Economic Downturn and the Opportunity it Presents


Written on 10/30/2008 07:19:00 pm by sikapitan

Despite what our Government is trying to portray, Malaysia is not immune from the global financial crisis. This is evident by the battering our KLSE has taken since the turn of this month. However, I believe there is some truth in the statement that Malaysia will be relatively stable economically.

Again, just take a look at the stock market. Despite reaching lows not seen in years, you don’t see en masse retrenchment or excessive decline in consumer spending. Heck, every day at KLCC I see people trying out goods like there’s no tomorrow.

Unlike the last big drop in the mid-90s, where scores of individuals turn bankrupt, this time most Malaysians are not actively and directly involved in the stock market. Retail investors (meaning you and me) make up only a small percentage of holdings in our equity market.

Strict lending rules imposed by the banks have also restricted individuals from excessively borrowing money to finance stock purchases. Therefore, the losses in the stock market, in general, will not impact individuals like you and me directly.

Another plus factor is our own conservatism in relation to our savings. Malaysians in general tend to be conservatives and keep the majority of their money in fixed-deposit or open-ended government trust fund (eg. ASB). The more adventurous would venture into mutual funds, and even then I see reluctance to throw away their savings.

At this moment, most of us are suffering from paper losses with regards to Mutual Funds. But as the investment horizon clearly states between 3-5 years, perhaps we shouldn’t be unduly worried.
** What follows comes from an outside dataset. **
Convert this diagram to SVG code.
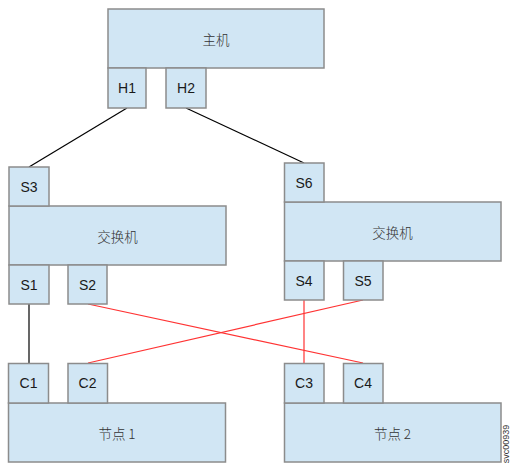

The last form of savings/investment for most Malaysians is Real Estate Investment. This is becoming increasingly popular as historically here in Malaysia, Real Estate is almost equivalent to capital guaranteed fixed deposit. At the very least, you’ll lose a few thousand from your purchase price. Not too bad considering the potential yearly yield of 7 – 10% or capital appreciation of 20% - 40% from purchase price.

This is especially true if the property is purchased from reputable developers.

However, as I’ve been surveying some properties, I noticed that sometimes there are a lot of investors as opposed to actual purchasers. This means that properties are being picked up at inflated prices based on inaccurate demand. The demand from investors does not necessarily correspond to demand from people who actually want to live there.

It’s a chicken and egg situation. The investor would go to the sales gallery, and then realized that units are being snapped up quickly. The investor equates this to demand from purchasers. They will then put in money without realizing that no one wants to stay there upon completion. In fact, even if there were, upon completion, there will be a glut of investors ready to rent out their units, which makes it harder for you to set the price you wanted.

In any case, I predict that in 3 months time the property market will follow the path of the stock market. Once the stock market bottoms out, and start its recovery upwards, start tracking the property market as it will lag a few months from the stock market. But if there’s no real recession (increase in unemployment, negative growth y-o-y etc.), then perhaps there will only be a slowdown in demand, but it will not adversely impact prices.

Especially as developers are also slowing down with new launches. The shortage in supply will balance out the decrease in demand.

Next year will be a great year for those willing to take risks. Go figure!